RECORDED INFORMATION:

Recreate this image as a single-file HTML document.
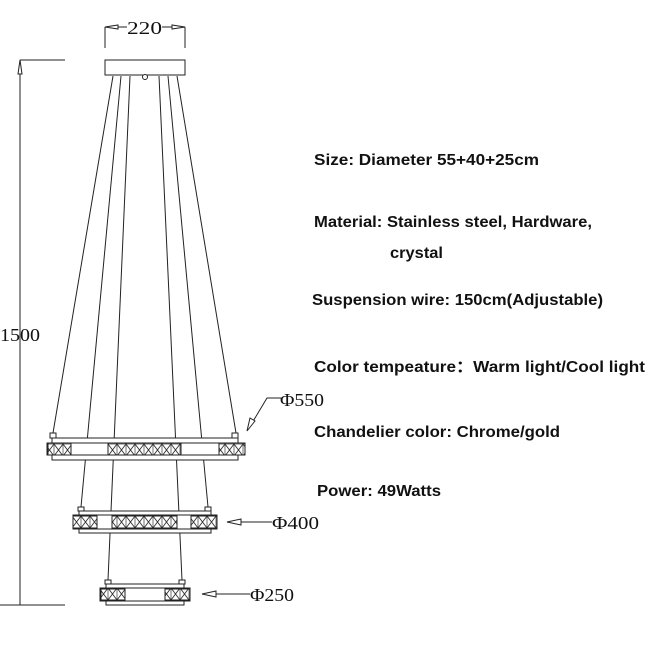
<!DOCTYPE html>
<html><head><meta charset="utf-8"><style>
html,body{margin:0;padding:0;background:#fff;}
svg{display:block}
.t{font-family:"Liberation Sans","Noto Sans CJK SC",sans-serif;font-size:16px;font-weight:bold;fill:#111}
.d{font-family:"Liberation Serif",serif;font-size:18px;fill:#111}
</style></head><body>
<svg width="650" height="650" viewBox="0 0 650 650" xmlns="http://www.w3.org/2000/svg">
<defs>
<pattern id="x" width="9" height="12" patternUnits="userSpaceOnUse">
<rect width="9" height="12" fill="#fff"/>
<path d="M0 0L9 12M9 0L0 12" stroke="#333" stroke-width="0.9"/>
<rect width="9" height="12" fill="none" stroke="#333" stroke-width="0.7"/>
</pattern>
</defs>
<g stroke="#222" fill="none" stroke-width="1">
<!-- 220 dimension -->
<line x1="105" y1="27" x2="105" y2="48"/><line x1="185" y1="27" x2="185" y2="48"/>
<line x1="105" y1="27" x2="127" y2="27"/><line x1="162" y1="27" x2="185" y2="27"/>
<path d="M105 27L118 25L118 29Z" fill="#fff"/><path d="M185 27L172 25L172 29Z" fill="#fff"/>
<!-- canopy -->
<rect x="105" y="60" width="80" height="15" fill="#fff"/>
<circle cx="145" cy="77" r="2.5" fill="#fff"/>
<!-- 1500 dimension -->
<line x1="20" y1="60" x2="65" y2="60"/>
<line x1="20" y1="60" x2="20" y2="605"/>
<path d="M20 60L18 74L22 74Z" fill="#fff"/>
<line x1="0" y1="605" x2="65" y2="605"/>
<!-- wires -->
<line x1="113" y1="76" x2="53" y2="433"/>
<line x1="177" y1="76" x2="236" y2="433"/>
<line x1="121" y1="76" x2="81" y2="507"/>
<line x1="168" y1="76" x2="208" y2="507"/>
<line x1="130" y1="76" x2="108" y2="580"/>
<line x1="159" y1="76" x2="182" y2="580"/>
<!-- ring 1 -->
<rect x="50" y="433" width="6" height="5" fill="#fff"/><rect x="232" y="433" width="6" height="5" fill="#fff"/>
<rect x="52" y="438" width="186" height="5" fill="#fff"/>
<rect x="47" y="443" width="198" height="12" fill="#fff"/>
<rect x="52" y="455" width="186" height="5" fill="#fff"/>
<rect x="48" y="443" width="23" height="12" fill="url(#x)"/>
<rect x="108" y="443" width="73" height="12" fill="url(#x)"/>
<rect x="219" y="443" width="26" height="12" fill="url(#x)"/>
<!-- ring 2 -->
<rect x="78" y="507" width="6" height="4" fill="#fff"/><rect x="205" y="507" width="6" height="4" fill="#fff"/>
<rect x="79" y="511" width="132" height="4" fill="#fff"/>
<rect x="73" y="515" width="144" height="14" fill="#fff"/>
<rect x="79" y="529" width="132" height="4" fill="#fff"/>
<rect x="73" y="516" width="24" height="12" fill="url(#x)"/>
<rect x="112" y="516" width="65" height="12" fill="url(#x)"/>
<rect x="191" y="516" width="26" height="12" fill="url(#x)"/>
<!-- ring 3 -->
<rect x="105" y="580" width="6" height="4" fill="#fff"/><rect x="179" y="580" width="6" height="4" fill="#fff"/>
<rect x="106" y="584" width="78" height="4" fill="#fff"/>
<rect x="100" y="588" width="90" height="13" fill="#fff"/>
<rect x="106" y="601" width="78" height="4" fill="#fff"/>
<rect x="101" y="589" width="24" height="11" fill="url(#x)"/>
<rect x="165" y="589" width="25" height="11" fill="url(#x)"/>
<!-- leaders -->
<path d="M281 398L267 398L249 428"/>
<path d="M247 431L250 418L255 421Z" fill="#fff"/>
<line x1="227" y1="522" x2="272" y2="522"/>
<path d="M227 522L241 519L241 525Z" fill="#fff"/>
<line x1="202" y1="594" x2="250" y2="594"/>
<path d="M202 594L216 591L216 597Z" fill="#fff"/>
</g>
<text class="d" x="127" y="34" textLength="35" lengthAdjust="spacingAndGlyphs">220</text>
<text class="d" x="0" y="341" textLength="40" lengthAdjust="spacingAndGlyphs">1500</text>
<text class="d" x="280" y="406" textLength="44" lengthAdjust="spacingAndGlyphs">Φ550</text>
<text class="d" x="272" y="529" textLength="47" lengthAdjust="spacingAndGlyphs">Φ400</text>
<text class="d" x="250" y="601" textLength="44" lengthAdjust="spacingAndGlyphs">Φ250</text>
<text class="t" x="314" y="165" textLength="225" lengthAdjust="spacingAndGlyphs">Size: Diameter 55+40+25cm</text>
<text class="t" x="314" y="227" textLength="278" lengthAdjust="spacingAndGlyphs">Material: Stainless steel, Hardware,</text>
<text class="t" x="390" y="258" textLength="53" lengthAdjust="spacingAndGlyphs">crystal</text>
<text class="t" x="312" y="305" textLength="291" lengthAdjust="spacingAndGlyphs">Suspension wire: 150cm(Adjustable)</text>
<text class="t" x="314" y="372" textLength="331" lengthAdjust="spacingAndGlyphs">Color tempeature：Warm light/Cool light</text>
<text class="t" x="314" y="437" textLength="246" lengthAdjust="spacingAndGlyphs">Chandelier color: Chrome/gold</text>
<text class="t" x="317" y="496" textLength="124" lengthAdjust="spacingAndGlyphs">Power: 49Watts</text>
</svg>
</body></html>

WHAT IS EXPECTED: Each line of the data should be quoted exactly, with pictures left out.

RESPONSE TO THIS EXERCISE:
Recreate this image as a single-file HTML document.
<!DOCTYPE html>
<html><head><meta charset="utf-8"><style>
html,body{margin:0;padding:0;background:#fff;}
svg{display:block}
.t{font-family:"Liberation Sans","Noto Sans CJK SC",sans-serif;font-size:16px;font-weight:bold;fill:#111}
.d{font-family:"Liberation Serif",serif;font-size:18px;fill:#111}
</style></head><body>
<svg width="650" height="650" viewBox="0 0 650 650" xmlns="http://www.w3.org/2000/svg">
<defs>
<pattern id="x" width="9" height="12" patternUnits="userSpaceOnUse">
<rect width="9" height="12" fill="#fff"/>
<path d="M0 0L9 12M9 0L0 12" stroke="#333" stroke-width="0.9"/>
<rect width="9" height="12" fill="none" stroke="#333" stroke-width="0.7"/>
</pattern>
</defs>
<g stroke="#222" fill="none" stroke-width="1">
<!-- 220 dimension -->
<line x1="105" y1="27" x2="105" y2="48"/><line x1="185" y1="27" x2="185" y2="48"/>
<line x1="105" y1="27" x2="127" y2="27"/><line x1="162" y1="27" x2="185" y2="27"/>
<path d="M105 27L118 25L118 29Z" fill="#fff"/><path d="M185 27L172 25L172 29Z" fill="#fff"/>
<!-- canopy -->
<rect x="105" y="60" width="80" height="15" fill="#fff"/>
<circle cx="145" cy="77" r="2.5" fill="#fff"/>
<!-- 1500 dimension -->
<line x1="20" y1="60" x2="65" y2="60"/>
<line x1="20" y1="60" x2="20" y2="605"/>
<path d="M20 60L18 74L22 74Z" fill="#fff"/>
<line x1="0" y1="605" x2="65" y2="605"/>
<!-- wires -->
<line x1="113" y1="76" x2="53" y2="433"/>
<line x1="177" y1="76" x2="236" y2="433"/>
<line x1="121" y1="76" x2="81" y2="507"/>
<line x1="168" y1="76" x2="208" y2="507"/>
<line x1="130" y1="76" x2="108" y2="580"/>
<line x1="159" y1="76" x2="182" y2="580"/>
<!-- ring 1 -->
<rect x="50" y="433" width="6" height="5" fill="#fff"/><rect x="232" y="433" width="6" height="5" fill="#fff"/>
<rect x="52" y="438" width="186" height="5" fill="#fff"/>
<rect x="47" y="443" width="198" height="12" fill="#fff"/>
<rect x="52" y="455" width="186" height="5" fill="#fff"/>
<rect x="48" y="443" width="23" height="12" fill="url(#x)"/>
<rect x="108" y="443" width="73" height="12" fill="url(#x)"/>
<rect x="219" y="443" width="26" height="12" fill="url(#x)"/>
<!-- ring 2 -->
<rect x="78" y="507" width="6" height="4" fill="#fff"/><rect x="205" y="507" width="6" height="4" fill="#fff"/>
<rect x="79" y="511" width="132" height="4" fill="#fff"/>
<rect x="73" y="515" width="144" height="14" fill="#fff"/>
<rect x="79" y="529" width="132" height="4" fill="#fff"/>
<rect x="73" y="516" width="24" height="12" fill="url(#x)"/>
<rect x="112" y="516" width="65" height="12" fill="url(#x)"/>
<rect x="191" y="516" width="26" height="12" fill="url(#x)"/>
<!-- ring 3 -->
<rect x="105" y="580" width="6" height="4" fill="#fff"/><rect x="179" y="580" width="6" height="4" fill="#fff"/>
<rect x="106" y="584" width="78" height="4" fill="#fff"/>
<rect x="100" y="588" width="90" height="13" fill="#fff"/>
<rect x="106" y="601" width="78" height="4" fill="#fff"/>
<rect x="101" y="589" width="24" height="11" fill="url(#x)"/>
<rect x="165" y="589" width="25" height="11" fill="url(#x)"/>
<!-- leaders -->
<path d="M281 398L267 398L249 428"/>
<path d="M247 431L250 418L255 421Z" fill="#fff"/>
<line x1="227" y1="522" x2="272" y2="522"/>
<path d="M227 522L241 519L241 525Z" fill="#fff"/>
<line x1="202" y1="594" x2="250" y2="594"/>
<path d="M202 594L216 591L216 597Z" fill="#fff"/>
</g>
<text class="d" x="127" y="34" textLength="35" lengthAdjust="spacingAndGlyphs">220</text>
<text class="d" x="0" y="341" textLength="40" lengthAdjust="spacingAndGlyphs">1500</text>
<text class="d" x="280" y="406" textLength="44" lengthAdjust="spacingAndGlyphs">Φ550</text>
<text class="d" x="272" y="529" textLength="47" lengthAdjust="spacingAndGlyphs">Φ400</text>
<text class="d" x="250" y="601" textLength="44" lengthAdjust="spacingAndGlyphs">Φ250</text>
<text class="t" x="314" y="165" textLength="225" lengthAdjust="spacingAndGlyphs">Size: Diameter 55+40+25cm</text>
<text class="t" x="314" y="227" textLength="278" lengthAdjust="spacingAndGlyphs">Material: Stainless steel, Hardware,</text>
<text class="t" x="390" y="258" textLength="53" lengthAdjust="spacingAndGlyphs">crystal</text>
<text class="t" x="312" y="305" textLength="291" lengthAdjust="spacingAndGlyphs">Suspension wire: 150cm(Adjustable)</text>
<text class="t" x="314" y="372" textLength="331" lengthAdjust="spacingAndGlyphs">Color tempeature：Warm light/Cool light</text>
<text class="t" x="314" y="437" textLength="246" lengthAdjust="spacingAndGlyphs">Chandelier color: Chrome/gold</text>
<text class="t" x="317" y="496" textLength="124" lengthAdjust="spacingAndGlyphs">Power: 49Watts</text>
</svg>
</body></html>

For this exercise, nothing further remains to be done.